*Challenge*: Among the entries below, count the lines that contain the word "image". Write down only the total.

*Data section*:
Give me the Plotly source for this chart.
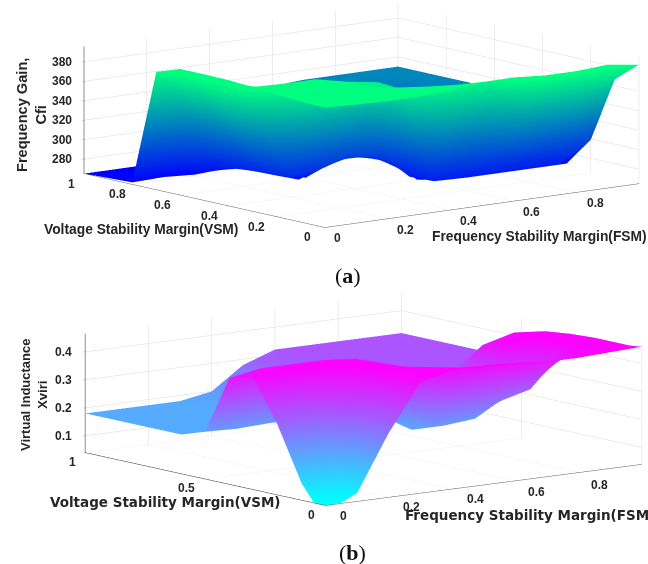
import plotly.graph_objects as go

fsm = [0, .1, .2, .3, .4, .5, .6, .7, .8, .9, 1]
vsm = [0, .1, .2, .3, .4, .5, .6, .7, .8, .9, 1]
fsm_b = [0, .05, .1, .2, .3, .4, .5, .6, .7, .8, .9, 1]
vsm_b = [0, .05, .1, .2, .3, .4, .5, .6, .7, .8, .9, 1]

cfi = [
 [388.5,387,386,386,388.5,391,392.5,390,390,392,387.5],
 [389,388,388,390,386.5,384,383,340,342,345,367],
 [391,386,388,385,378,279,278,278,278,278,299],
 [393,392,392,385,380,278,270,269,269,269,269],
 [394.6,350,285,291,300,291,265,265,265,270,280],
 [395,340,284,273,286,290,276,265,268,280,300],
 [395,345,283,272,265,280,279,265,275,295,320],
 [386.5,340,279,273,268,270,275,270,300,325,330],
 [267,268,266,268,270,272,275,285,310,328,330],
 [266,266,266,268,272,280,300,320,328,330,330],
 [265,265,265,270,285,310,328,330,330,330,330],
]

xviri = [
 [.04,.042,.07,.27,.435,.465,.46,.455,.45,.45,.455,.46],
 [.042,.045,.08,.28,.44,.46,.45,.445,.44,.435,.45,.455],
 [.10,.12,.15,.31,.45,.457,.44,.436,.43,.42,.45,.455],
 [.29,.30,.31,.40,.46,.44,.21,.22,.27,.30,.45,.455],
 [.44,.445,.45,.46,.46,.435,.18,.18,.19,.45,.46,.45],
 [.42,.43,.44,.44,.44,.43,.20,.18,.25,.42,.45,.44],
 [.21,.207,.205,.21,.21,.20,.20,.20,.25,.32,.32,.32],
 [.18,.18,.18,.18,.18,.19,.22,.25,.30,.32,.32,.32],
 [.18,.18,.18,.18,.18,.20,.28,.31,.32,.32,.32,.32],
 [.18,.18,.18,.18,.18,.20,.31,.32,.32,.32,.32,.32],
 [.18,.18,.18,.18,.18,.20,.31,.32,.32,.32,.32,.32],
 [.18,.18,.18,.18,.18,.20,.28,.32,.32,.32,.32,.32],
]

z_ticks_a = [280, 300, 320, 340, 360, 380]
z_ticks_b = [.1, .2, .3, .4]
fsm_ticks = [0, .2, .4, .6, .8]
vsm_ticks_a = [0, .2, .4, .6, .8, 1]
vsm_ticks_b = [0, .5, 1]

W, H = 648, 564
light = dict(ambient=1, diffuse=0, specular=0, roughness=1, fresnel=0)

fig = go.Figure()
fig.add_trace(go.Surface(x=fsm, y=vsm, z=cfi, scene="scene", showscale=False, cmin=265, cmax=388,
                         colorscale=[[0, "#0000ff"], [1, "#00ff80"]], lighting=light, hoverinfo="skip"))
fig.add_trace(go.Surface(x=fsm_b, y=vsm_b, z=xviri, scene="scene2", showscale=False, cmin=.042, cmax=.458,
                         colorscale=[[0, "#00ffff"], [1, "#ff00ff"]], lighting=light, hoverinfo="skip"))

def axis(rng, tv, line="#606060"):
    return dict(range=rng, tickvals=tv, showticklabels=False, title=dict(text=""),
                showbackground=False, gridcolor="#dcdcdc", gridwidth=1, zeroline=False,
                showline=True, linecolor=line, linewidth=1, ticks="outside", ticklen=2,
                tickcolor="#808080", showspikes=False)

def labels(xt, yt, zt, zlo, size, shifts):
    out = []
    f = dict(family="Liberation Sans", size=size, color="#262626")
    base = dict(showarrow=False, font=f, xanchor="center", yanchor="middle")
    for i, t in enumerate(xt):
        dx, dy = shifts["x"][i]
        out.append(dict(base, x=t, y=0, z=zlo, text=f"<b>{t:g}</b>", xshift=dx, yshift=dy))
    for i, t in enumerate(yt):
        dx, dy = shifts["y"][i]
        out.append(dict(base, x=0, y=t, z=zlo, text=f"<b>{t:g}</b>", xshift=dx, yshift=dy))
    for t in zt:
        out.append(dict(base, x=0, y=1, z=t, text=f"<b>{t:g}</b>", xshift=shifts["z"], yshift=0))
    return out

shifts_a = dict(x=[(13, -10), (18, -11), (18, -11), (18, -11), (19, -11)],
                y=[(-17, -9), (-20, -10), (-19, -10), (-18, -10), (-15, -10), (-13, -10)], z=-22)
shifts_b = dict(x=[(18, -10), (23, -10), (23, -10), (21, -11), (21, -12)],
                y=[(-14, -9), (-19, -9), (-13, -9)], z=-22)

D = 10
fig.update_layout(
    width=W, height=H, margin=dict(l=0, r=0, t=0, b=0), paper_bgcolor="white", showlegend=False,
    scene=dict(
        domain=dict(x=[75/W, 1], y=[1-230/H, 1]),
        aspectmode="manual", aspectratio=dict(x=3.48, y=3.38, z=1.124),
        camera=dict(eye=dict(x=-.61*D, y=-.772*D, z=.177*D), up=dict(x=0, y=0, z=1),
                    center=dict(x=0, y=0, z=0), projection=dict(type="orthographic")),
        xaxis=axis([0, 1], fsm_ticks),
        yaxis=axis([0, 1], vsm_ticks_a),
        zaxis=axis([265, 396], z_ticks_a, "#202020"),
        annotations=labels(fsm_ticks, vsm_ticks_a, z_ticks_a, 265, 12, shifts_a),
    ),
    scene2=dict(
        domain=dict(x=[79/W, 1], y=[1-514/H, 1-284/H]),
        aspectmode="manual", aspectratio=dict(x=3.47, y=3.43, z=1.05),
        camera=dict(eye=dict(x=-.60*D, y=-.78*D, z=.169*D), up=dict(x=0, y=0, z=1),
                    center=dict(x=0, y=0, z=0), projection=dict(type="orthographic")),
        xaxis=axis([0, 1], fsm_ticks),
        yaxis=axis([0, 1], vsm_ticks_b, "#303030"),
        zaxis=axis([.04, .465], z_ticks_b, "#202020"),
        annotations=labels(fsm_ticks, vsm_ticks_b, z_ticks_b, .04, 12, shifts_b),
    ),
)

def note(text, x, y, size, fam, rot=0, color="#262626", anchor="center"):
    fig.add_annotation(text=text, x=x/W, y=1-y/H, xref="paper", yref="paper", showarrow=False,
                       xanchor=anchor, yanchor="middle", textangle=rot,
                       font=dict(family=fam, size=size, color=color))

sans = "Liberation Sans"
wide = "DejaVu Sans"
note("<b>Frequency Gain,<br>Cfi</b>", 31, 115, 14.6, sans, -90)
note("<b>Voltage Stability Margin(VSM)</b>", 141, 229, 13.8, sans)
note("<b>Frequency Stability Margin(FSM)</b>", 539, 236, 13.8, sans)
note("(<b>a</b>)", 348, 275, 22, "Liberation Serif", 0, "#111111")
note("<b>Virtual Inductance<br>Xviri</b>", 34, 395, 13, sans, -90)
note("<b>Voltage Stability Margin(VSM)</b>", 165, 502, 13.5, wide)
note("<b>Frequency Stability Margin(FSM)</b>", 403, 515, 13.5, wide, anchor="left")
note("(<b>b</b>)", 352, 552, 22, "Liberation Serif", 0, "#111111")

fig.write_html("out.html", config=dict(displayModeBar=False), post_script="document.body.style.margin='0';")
==
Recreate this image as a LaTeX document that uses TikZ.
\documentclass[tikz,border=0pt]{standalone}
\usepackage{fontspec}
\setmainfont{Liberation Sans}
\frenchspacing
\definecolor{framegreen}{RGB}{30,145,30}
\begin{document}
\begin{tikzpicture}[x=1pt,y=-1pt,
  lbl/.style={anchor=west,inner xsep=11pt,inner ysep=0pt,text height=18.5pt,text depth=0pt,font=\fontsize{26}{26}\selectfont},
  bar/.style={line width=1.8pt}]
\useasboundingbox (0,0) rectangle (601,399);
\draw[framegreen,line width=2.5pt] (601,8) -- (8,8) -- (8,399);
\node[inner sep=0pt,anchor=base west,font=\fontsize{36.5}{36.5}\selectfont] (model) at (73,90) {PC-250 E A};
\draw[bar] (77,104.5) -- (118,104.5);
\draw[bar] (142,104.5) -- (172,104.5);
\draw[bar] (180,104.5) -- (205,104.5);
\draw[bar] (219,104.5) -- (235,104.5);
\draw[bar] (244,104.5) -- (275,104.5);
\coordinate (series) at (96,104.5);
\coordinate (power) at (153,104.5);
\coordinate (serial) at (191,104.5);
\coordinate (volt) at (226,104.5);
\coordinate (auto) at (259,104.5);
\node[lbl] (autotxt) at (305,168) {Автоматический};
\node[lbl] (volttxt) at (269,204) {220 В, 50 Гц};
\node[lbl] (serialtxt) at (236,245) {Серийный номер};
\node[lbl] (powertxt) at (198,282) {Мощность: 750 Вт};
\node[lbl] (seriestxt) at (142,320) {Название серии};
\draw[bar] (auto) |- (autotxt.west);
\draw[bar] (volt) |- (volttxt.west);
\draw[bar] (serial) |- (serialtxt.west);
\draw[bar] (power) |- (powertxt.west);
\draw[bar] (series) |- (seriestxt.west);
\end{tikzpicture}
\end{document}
...
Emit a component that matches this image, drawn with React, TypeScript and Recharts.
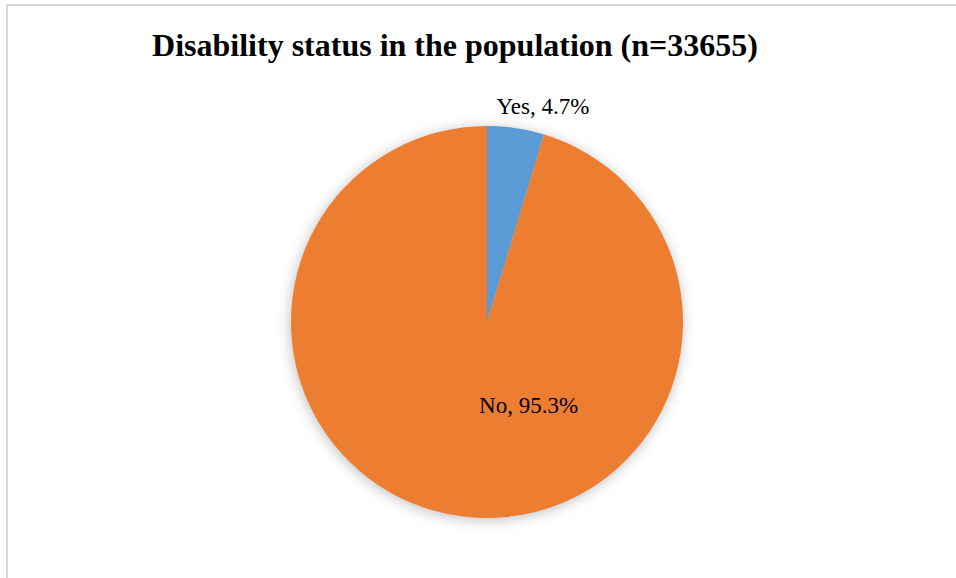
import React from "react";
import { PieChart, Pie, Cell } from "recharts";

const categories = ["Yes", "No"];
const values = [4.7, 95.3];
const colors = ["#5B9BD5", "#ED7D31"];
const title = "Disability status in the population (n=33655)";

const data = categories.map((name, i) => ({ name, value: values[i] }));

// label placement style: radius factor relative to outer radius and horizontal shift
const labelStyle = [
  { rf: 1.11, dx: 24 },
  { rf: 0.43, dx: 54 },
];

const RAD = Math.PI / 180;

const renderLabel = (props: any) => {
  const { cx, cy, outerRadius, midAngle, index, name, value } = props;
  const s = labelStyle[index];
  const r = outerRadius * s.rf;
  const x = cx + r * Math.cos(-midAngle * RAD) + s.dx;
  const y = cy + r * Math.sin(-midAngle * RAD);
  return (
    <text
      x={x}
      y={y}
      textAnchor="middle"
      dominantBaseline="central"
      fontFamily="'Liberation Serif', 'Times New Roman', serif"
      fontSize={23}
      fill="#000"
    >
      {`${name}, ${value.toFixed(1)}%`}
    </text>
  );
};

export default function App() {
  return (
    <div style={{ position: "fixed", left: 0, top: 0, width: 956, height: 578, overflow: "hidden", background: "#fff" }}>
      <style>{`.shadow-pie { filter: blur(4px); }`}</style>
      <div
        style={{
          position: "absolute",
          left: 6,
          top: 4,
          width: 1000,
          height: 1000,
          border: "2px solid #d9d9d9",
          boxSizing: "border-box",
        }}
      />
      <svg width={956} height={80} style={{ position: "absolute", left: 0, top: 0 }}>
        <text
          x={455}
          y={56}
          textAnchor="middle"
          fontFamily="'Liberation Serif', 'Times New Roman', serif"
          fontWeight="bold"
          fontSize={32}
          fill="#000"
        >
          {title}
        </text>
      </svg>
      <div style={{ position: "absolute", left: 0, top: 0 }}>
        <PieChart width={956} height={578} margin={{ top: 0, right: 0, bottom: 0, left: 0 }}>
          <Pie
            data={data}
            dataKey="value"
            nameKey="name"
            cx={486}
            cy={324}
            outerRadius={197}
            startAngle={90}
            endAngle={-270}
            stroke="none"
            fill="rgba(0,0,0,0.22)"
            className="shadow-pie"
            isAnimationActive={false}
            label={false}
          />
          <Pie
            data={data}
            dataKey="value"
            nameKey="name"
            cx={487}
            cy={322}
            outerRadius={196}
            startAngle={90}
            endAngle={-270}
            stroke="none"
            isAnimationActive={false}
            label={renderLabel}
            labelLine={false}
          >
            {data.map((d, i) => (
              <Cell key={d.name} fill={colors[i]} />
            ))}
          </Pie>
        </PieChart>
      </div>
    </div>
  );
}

*Reply to the exercise*: 2